Eventi, cene e serate
Nel 2016 - si legge ancora su Repubblica - la 30.enne ha inaugurato una concept gallery quale «ritrovo degli appassionati di tutto quanto faccia rima con il lusso». E ha lanciato lo shopping online per i suoi gioielli (pare si trattasse di bigiotteria cinese). Ma, soprattutto, è stata accettata nel Lions Club Napoli Monte Nuovo, fondato dagli ufficiali della base NATO di Lago Patria, i cui soci sono militari, impiegati e tecnici dell’Alleanza Atlantica o della VI Flotta statunitense, «il vertice operativo del potere militare occidentale in Europa». Ne è diventata segretaria.

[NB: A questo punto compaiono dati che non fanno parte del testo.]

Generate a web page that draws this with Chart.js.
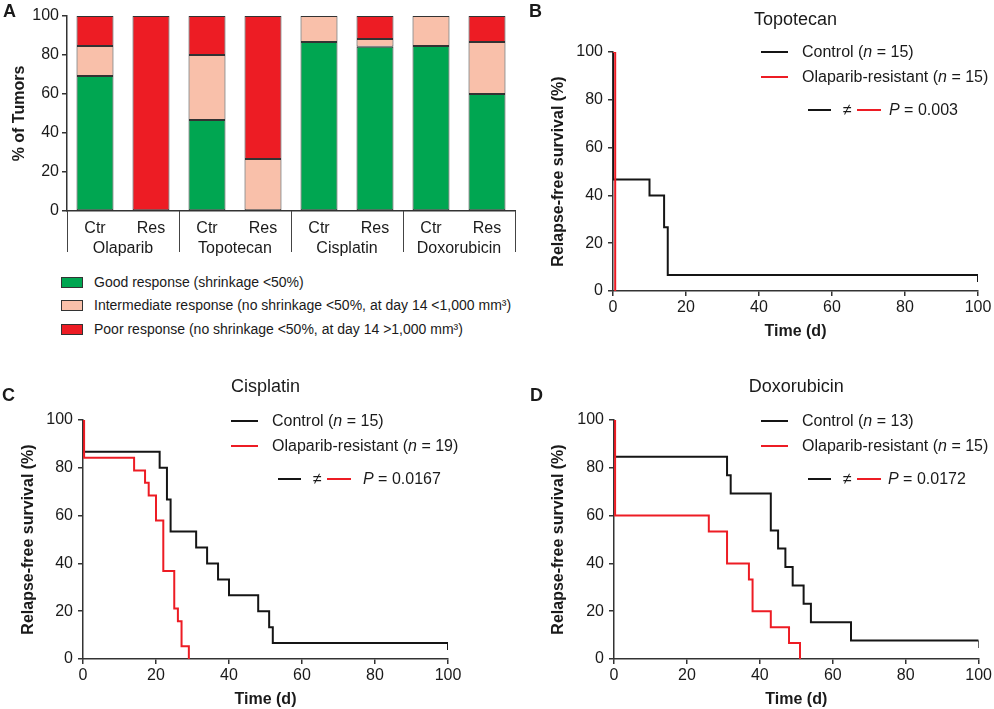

Una cittadina russa in un club del genere, va detto, non passa inosservata. Ma Maria Adela Kuhfeldt Rivera ha raccontato a tutti una versione della (sua) storia: quando era piccola, la madre l’aveva portata con sé a Mosca per partecipare alle Olimpiadi del 1980. Ma poi era dovuta rientrare d’urgenza in patria, in Perù, affidandola a una famiglia di conoscenti sovietici. Che infine l'aveva adottata. Ma da quelle persone aveva subito abusi ed era quindi fuggita, alla ricerca di una nuova vita in Europa.
«Nessun agente russo così in profondità»
«La nostra inchiesta - afferma il quotidiano italiano - non è riuscita a ricostruire quali informazioni siano state ottenute dalla spia, né se sia stata capace di seminare virus informatici nei telefoni e nei computer dei suoi amici. È però entrata in contatto con figure chiave della NATO e della Marina statunitense: nessun agente russo era mai riuscito a penetrare così in profondità il vertice dell'Alleanza atlantica».
Il 15 settembre 2018, come detto, è salita su un aereo a Napoli. Non ha più risposto a messaggi e e-mail che le giungevano dall'Italia. Poi, il 19 novembre, è riapparsa sui social: «Ho un tumore», ha fondamentalmente dichiarato. L'inchiesta dei giornalisti - e una lunga analisi di database russi divulgati negli ultimi anni, notizie e software per la comparazione dei volti - ha permesso di scoprire il vero nome della possibile spia: Olga Kolobova, nata nel 1982. Il padre? Un colonnello che si è occupato di intelligence e che ha servito in Angola, Iraq e Siria. Repubblica conclude con un appunto: «Su Odnoklassniki (OK), uno dei social network più diffusi in Russia, la donna in questi mesi ha diffuso testi che inneggiano all’invasione dell’Ucraina nel gruppo “Amici di Putin”».